Line by line, repeat the data below exactly, beginning at the first line and ending at the line with "Line, XAxis, YAxis". Omit pictures.

** START **

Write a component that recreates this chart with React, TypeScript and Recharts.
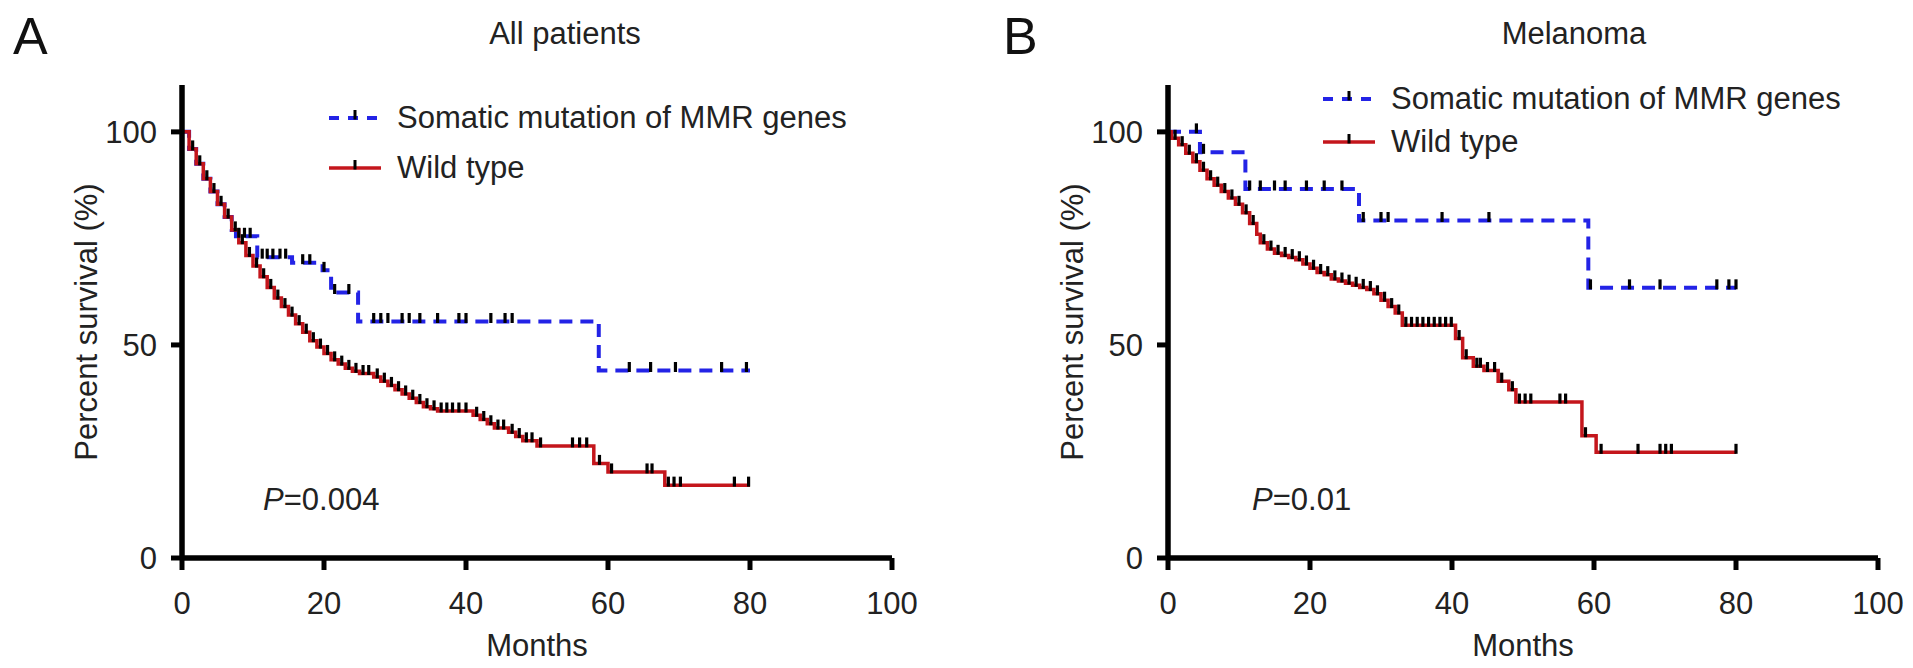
import React from "react";
import { ComposedChart, Line, XAxis, YAxis } from "recharts";

// ---- Panel A: all patients ----
const allMutMonths = [0, 1, 2, 3, 4, 5, 6, 7, 7.6, 10.6, 15.5, 19.8, 21, 24.8, 58.7, 80];
const allMutSurv = [100, 96, 92.5, 89, 86, 83, 80, 77, 75.5, 70.6, 69.3, 67.5, 62.3, 55.5, 44, 44];
const allMutCensored: [number, number][] = [
  [8, 75.5], [8.8, 75.5], [9.6, 75.5], [11.3, 70.6], [12, 70.6], [12.8, 70.6], [13.8, 70.6],
  [14.6, 70.6], [17, 69.3], [18, 69.3], [20, 67.5], [21.5, 62.3], [23.5, 62.3], [27, 55.5],
  [28, 55.5], [29, 55.5], [31, 55.5], [32, 55.5], [33.5, 55.5], [36, 55.5], [39, 55.5],
  [40, 55.5], [43.5, 55.5], [45.5, 55.5], [46.5, 55.5], [63, 44], [66, 44], [69.5, 44],
  [76, 44], [79.5, 44],
];

const allWildMonths = [0, 1, 2, 3, 4, 5, 6, 7, 8, 9, 10, 11, 12, 13, 14, 15, 16, 17, 18, 19, 20, 21, 22, 23, 24, 25, 27, 28, 29, 30, 31, 32, 33, 34, 35, 36, 41, 42, 43, 44, 46, 47, 48, 50, 58, 60, 68, 80];
const allWildSurv = [100, 96, 92.5, 89, 86, 83, 80, 77, 74, 71, 68.5, 66, 63.5, 61, 59, 57, 55, 53, 51, 49.5, 48, 46.5, 45.5, 44.5, 43.8, 43.3, 42.5, 41.5, 40.5, 39.5, 38.5, 37.5, 36.5, 35.5, 35, 34.5, 33.5, 32.5, 31.5, 30.5, 29.5, 28.5, 27.5, 26.3, 22.2, 20.2, 17.1, 17.1];
const allWildCensored: [number, number][] = [
  [1.5, 96], [2.5, 92.5], [3.5, 89], [4.5, 86], [5.5, 83], [6.5, 80], [7.5, 77], [8.5, 74],
  [9.5, 71], [10.5, 68.5], [11.5, 66], [12.5, 63.5], [13.5, 61], [14.5, 59], [15.5, 57],
  [16.5, 55], [17.5, 53], [18.5, 51], [19.5, 49.5], [20.5, 48], [21.5, 46.5], [22.5, 45.5],
  [23.5, 44.5], [24.5, 43.8], [25.5, 43.3], [26.3, 43.3], [27.5, 42.5], [28.5, 41.5],
  [29.5, 40.5], [30.5, 39.5], [31.5, 38.5], [32.5, 37.5], [33.5, 36.5], [34.5, 35.5],
  [35.5, 35], [36.5, 34.5], [37.3, 34.5], [38.1, 34.5], [39, 34.5], [40, 34.5], [41.5, 33.5],
  [42.5, 32.5], [43.5, 31.5], [44.5, 30.5], [45.3, 30.5], [46.5, 29.5], [47.5, 28.5],
  [48.5, 27.5], [49.3, 27.5], [50.5, 26.3], [55, 26.3], [56, 26.3], [57, 26.3], [58.8, 22.2],
  [60.5, 20.2], [65.5, 20.2], [66.2, 20.2], [68.5, 17.1], [69.3, 17.1], [70.2, 17.1],
  [77.8, 17.1], [79.8, 17.1],
];

// ---- Panel B: melanoma ----
const melMutMonths = [0, 4.5, 10.9, 26.9, 59.2, 80];
const melMutSurv = [100, 95.2, 86.6, 79.2, 63.4, 63.4];
const melMutCensored: [number, number][] = [
  [4, 100], [5, 95.2], [11.5, 86.6], [13, 86.6], [15, 86.6], [16.5, 86.6], [19.5, 86.6],
  [22, 86.6], [24.5, 86.6], [27.5, 79.2], [30, 79.2], [31, 79.2], [38.6, 79.2], [45.2, 79.2],
  [59.5, 63.4], [65, 63.4], [69.3, 63.4], [77.3, 63.4], [79, 63.4], [80, 63.4],
];

const melWildMonths = [0, 0.5, 1.5, 2.5, 3.5, 4.5, 5.5, 6.5, 7.5, 8.5, 9.5, 10.5, 11.5, 12.5, 13, 14, 15, 16, 17, 18, 19, 20, 21, 22, 23, 24, 25, 26, 27, 28, 29, 30, 31, 32, 33, 40.5, 41.5, 43, 44.5, 46.5, 48, 49, 58.3, 60.3, 80];
const melWildSurv = [100, 98.5, 97, 95, 93, 91, 89, 87.5, 86, 84.5, 83, 81, 78.5, 76, 74, 72.5, 71.5, 71, 70.5, 70, 69, 68, 67, 66.5, 65.5, 65, 64.5, 64, 63.5, 63, 62, 60.5, 59, 57.5, 54.6, 51.5, 47, 45, 44, 41.5, 39.5, 36.6, 28.7, 24.8, 24.8];
const melWildCensored: [number, number][] = [
  [1, 98.5], [2, 97], [3, 95], [4, 93], [5, 91], [6, 89], [7, 87.5], [8, 86], [9, 84.5],
  [10, 83], [11, 81], [12, 78.5], [13.5, 74], [14.5, 72.5], [15.5, 71.5], [16.5, 71],
  [17.5, 70.5], [18.5, 70], [19.5, 69], [20.5, 68], [21.5, 67], [22.5, 66.5], [23.5, 65.5],
  [24.5, 65], [25.5, 64.5], [26.5, 64], [27.5, 63.5], [28.5, 63], [29.5, 62], [30.5, 60.5],
  [31.5, 59], [32.5, 57.5], [33.5, 54.6], [34.3, 54.6], [35.1, 54.6], [35.9, 54.6],
  [36.7, 54.6], [37.5, 54.6], [38.3, 54.6], [39.1, 54.6], [39.9, 54.6], [41, 51.5], [42, 47],
  [43.5, 45], [44, 45], [45, 44], [46, 44], [47, 41.5], [48.5, 39.5], [49.5, 36.6],
  [50.3, 36.6], [51.1, 36.6], [55.2, 36.6], [56, 36.6], [58.8, 28.7], [61, 24.8], [66.2, 24.8],
  [69.3, 24.8], [70.1, 24.8], [70.9, 24.8], [80, 24.8],
];

const xTicks = [0, 20, 40, 60, 80, 100];
const yTicks = [0, 50, 100];
const legendNames = ["Somatic mutation of MMR genes", "Wild type"];

const FONT = "'Liberation Sans', Arial, Helvetica, sans-serif";
const BLUE = "#2323e6";
const RED = "#c4161c";

const rows = (m: number[], s: number[]) => m.map((v, i) => ({ m: v, s: s[i] }));
const cRows = (c: [number, number][]) => c.map(([m, s]) => ({ m, s }));

function CensorTick(props: any) {
  const { cx, cy, index } = props;
  if (cx == null || cy == null) return null;
  return <line key={index} x1={cx} x2={cx} y1={cy + 1.5} y2={cy - 8.5} stroke="#000" strokeWidth={3.2} />;
}

function LegendItem({ dashed, color, label }: { dashed: boolean; color: string; label: string }) {
  return (
    <div style={{ display: "flex", alignItems: "center", height: 36 }}>
      <svg width={68} height={36} style={{ flex: "none" }}>
        <line x1={0} x2={52} y1={18} y2={18} stroke={color} strokeWidth={dashed ? 4 : 3.5}
          strokeDasharray={dashed ? "10 9" : undefined} />
        <line x1={26} x2={26} y1={19.5} y2={10} stroke="#000" strokeWidth={3} />
      </svg>
      <span style={{ fontSize: 31, fontFamily: FONT, color: "#222", whiteSpace: "nowrap" }}>{label}</span>
    </div>
  );
}

interface PanelProps {
  left: number;
  width: number;
  plotLeft: number;
  plotRight: number;
  letter: string;
  title: string;
  titleX: number;
  pText: string;
  pX: number;
  legendX: number;
  legendY: number;
  legendGap: number;
  mut: { m: number; s: number }[];
  wild: { m: number; s: number }[];
  mutC: { m: number; s: number }[];
  wildC: { m: number; s: number }[];
}

function Panel(p: PanelProps) {
  const yAxisW = 70;
  const plotTop = 85;
  const plotBottom = 558;
  const xAxisH = 60;
  const height = 668;
  const midX = (p.plotLeft + p.plotRight) / 2 - p.left;
  const midY = (plotTop + plotBottom) / 2;
  const txt: React.CSSProperties = { position: "absolute", fontFamily: FONT, color: "#222", whiteSpace: "nowrap", lineHeight: 1 };
  return (
    <div style={{ position: "absolute", left: p.left, top: 0, width: p.width, height }}>
      <ComposedChart
        width={p.width}
        height={height}
        margin={{ top: plotTop, left: p.plotLeft - p.left - yAxisW, right: p.left + p.width - p.plotRight, bottom: height - plotBottom - xAxisH }}
      >
        <XAxis type="number" dataKey="m" domain={[0, 100]} ticks={xTicks} height={xAxisH}
          axisLine={{ stroke: "#000", strokeWidth: 5.5 }} tickLine={{ stroke: "#000", strokeWidth: 5 }}
          tickSize={12} tickMargin={22} tick={{ fill: "#222", fontSize: 31, fontFamily: FONT }} />
        <YAxis type="number" domain={[0, 111]} ticks={yTicks} width={yAxisW}
          axisLine={{ stroke: "#000", strokeWidth: 5.5 }} tickLine={{ stroke: "#000", strokeWidth: 5 }}
          tickSize={11} tickMargin={14} tick={{ fill: "#222", fontSize: 31, fontFamily: FONT }} />
        <Line data={p.mut} dataKey="s" type="stepAfter" stroke={BLUE} strokeWidth={4} strokeDasharray="13 8"
          dot={false} activeDot={false} isAnimationActive={false} />
        <Line data={p.wild} dataKey="s" type="stepAfter" stroke={RED} strokeWidth={3.5}
          dot={false} activeDot={false} isAnimationActive={false} />
        <Line data={p.mutC} dataKey="s" stroke="none" dot={<CensorTick />} activeDot={false} isAnimationActive={false} />
        <Line data={p.wildC} dataKey="s" stroke="none" dot={<CensorTick />} activeDot={false} isAnimationActive={false} />
      </ComposedChart>
      <div style={{ ...txt, left: (p.left === 0 ? 13 : 1003) - p.left, top: 10, fontSize: 52, color: "#111" }}>{p.letter}</div>
      <div style={{ ...txt, left: p.titleX - p.left, top: 18, fontSize: 31, transform: "translateX(-50%)" }}>{p.title}</div>
      <div style={{ ...txt, left: p.plotLeft - p.left - 96, top: midY, fontSize: 31, transform: "translate(-50%, -50%) rotate(-90deg)" }}>
        Percent survival (%)
      </div>
      <div style={{ ...txt, left: midX, top: 630, fontSize: 31, transform: "translateX(-50%)" }}>Months</div>
      <div style={{ ...txt, left: p.pX - p.left, top: 484, fontSize: 31 }}>
        <i>P</i>=<span>{p.pText}</span>
      </div>
      <div style={{ position: "absolute", left: p.legendX - p.left, top: p.legendY - 18, display: "flex", flexDirection: "column", gap: p.legendGap }}>
        <LegendItem dashed color={BLUE} label={legendNames[0]} />
        <LegendItem dashed={false} color={RED} label={legendNames[1]} />
      </div>
    </div>
  );
}

export default function App() {
  return (
    <div style={{ position: "absolute", left: 0, top: 0, width: 1913, height: 668, background: "#fff" }}>
      <Panel left={0} width={956} plotLeft={182} plotRight={892} letter="A" title="All patients" titleX={565}
        pText="0.004" pX={263} legendX={329} legendY={118} legendGap={14}
        mut={rows(allMutMonths, allMutSurv)} wild={rows(allWildMonths, allWildSurv)}
        mutC={cRows(allMutCensored)} wildC={cRows(allWildCensored)} />
      <Panel left={956} width={957} plotLeft={1168} plotRight={1878} letter="B" title="Melanoma" titleX={1574}
        pText="0.01" pX={1252} legendX={1323} legendY={99} legendGap={7}
        mut={rows(melMutMonths, melMutSurv)} wild={rows(melWildMonths, melWildSurv)}
        mutC={cRows(melMutCensored)} wildC={cRows(melWildCensored)} />
    </div>
  );
}
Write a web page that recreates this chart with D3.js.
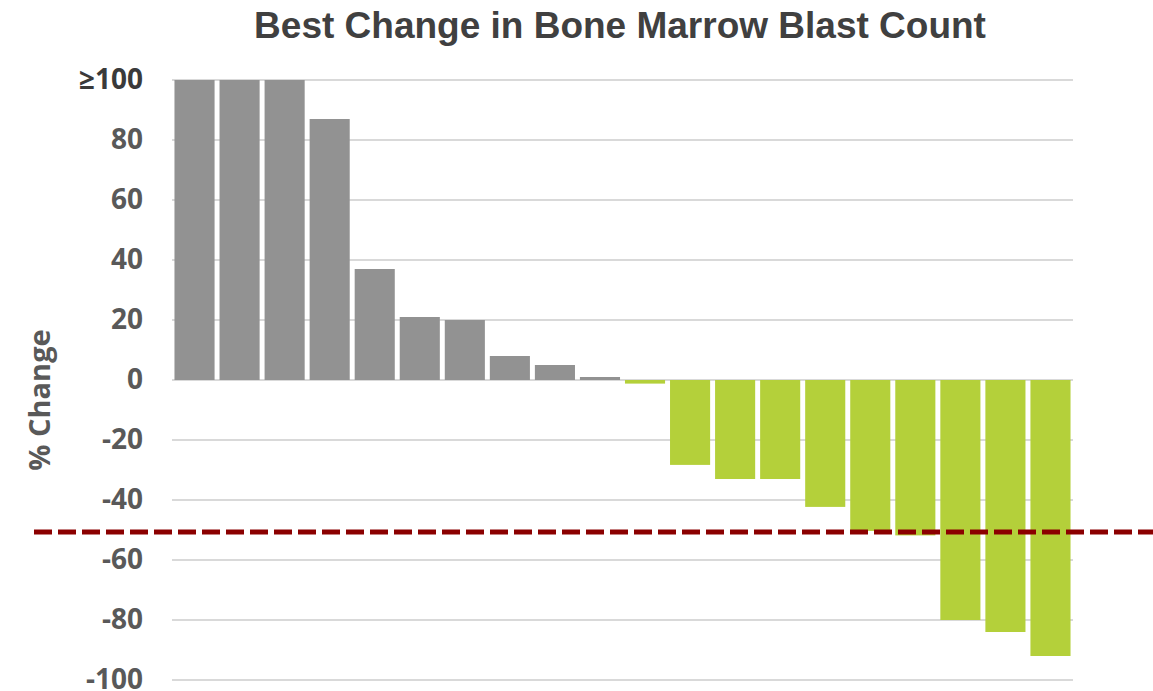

** END **

* Finished answer:
Write a component that recreates this chart with React, TypeScript and Recharts.
import React from "react";
import { ComposedChart, Line, XAxis, YAxis } from "recharts";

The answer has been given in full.